» **Description of the task**
Nothing after the line with "import seaborn as sns" belongs in the copy; extract the lines below from the top through that line, pictures left out.

========================================

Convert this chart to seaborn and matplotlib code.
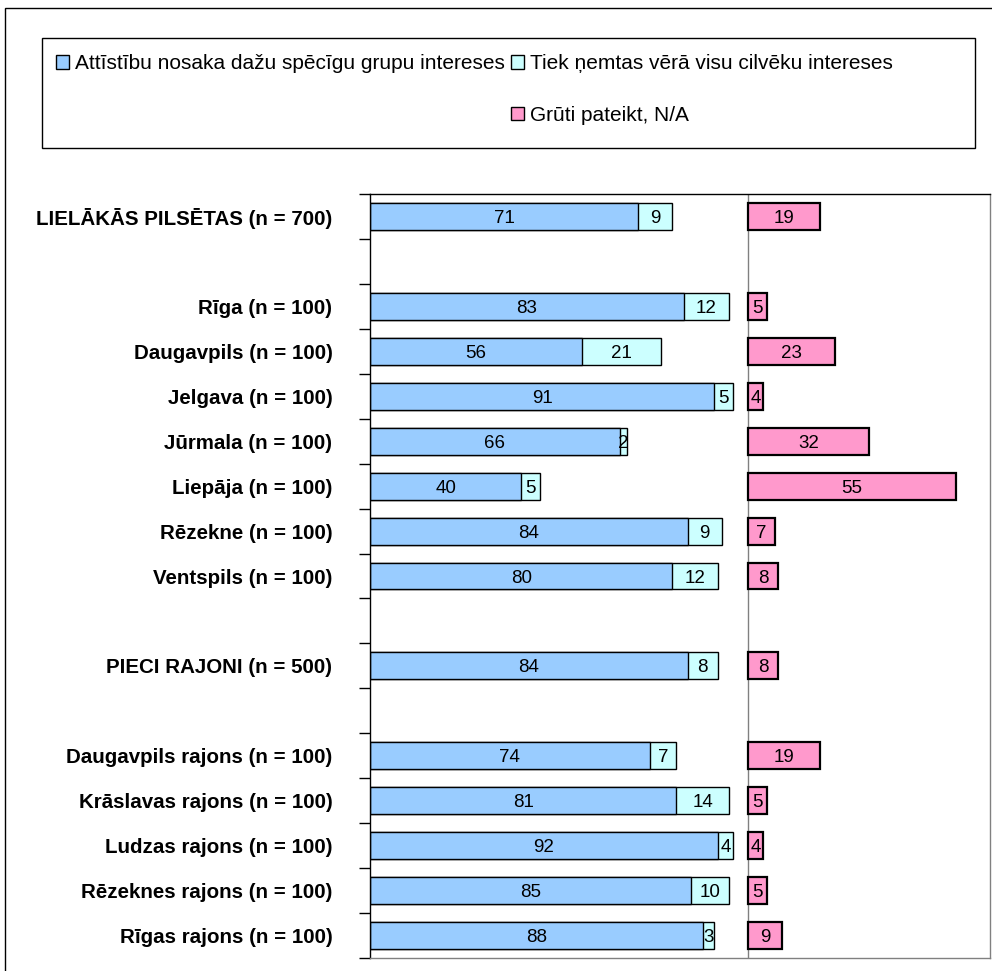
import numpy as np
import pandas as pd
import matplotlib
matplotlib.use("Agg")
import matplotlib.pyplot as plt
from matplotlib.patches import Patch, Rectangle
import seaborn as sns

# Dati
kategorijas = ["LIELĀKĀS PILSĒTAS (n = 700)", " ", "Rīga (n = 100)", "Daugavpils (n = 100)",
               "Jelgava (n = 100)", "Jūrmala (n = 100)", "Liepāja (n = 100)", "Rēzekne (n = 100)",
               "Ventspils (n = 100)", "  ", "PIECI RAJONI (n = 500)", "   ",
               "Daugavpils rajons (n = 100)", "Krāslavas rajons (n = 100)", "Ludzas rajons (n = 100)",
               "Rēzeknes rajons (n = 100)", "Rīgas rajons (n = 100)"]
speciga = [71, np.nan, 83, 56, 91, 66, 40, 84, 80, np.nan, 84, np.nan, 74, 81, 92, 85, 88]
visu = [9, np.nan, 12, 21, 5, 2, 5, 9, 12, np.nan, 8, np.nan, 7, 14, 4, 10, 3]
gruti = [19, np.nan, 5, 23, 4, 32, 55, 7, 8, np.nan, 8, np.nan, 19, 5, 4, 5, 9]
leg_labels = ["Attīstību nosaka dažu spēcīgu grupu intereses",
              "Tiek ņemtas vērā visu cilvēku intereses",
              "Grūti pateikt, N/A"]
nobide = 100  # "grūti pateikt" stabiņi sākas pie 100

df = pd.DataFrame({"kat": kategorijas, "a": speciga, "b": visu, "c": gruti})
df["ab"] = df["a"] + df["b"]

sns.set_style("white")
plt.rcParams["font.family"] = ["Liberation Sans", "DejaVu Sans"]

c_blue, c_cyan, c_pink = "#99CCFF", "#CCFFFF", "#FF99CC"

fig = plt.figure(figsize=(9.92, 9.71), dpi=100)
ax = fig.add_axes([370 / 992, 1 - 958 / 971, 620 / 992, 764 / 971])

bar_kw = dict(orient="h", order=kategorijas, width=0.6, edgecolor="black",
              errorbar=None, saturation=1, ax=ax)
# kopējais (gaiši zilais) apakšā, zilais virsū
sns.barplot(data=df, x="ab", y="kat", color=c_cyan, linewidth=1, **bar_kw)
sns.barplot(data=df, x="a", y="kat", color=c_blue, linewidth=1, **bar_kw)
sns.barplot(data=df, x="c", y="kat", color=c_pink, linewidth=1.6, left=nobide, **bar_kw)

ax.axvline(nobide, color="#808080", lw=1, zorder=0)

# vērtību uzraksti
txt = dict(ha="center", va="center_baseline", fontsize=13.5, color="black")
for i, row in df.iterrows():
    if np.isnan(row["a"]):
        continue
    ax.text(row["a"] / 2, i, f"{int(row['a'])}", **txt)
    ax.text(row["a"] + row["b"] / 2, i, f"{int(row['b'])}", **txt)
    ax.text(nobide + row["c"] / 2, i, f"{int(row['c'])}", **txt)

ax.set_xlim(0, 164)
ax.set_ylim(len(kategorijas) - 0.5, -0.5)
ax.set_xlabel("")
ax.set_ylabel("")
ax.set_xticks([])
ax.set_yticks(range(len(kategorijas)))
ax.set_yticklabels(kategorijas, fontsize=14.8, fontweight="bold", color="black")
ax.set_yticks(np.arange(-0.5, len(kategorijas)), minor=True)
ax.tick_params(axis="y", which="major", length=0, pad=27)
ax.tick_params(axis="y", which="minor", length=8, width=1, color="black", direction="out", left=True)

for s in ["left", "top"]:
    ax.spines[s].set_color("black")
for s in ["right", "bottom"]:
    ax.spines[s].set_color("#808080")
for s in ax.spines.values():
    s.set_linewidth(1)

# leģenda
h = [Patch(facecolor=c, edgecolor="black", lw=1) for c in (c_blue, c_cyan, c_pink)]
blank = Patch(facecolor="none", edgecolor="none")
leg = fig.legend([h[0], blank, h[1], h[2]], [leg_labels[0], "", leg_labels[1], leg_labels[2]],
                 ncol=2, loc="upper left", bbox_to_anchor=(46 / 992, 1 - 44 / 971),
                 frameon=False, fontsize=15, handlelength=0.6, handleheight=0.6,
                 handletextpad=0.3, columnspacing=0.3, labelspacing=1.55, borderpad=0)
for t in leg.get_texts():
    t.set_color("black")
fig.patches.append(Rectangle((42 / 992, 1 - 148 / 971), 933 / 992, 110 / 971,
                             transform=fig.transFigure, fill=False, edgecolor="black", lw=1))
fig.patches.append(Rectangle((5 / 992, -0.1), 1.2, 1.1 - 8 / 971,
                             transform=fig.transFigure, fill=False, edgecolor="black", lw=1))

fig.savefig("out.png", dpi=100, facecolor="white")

========================================

» **Response for this exercise**
Convert this chart to seaborn and matplotlib code.
import numpy as np
import pandas as pd
import matplotlib
matplotlib.use("Agg")
import matplotlib.pyplot as plt
from matplotlib.patches import Patch, Rectangle
import seaborn as sns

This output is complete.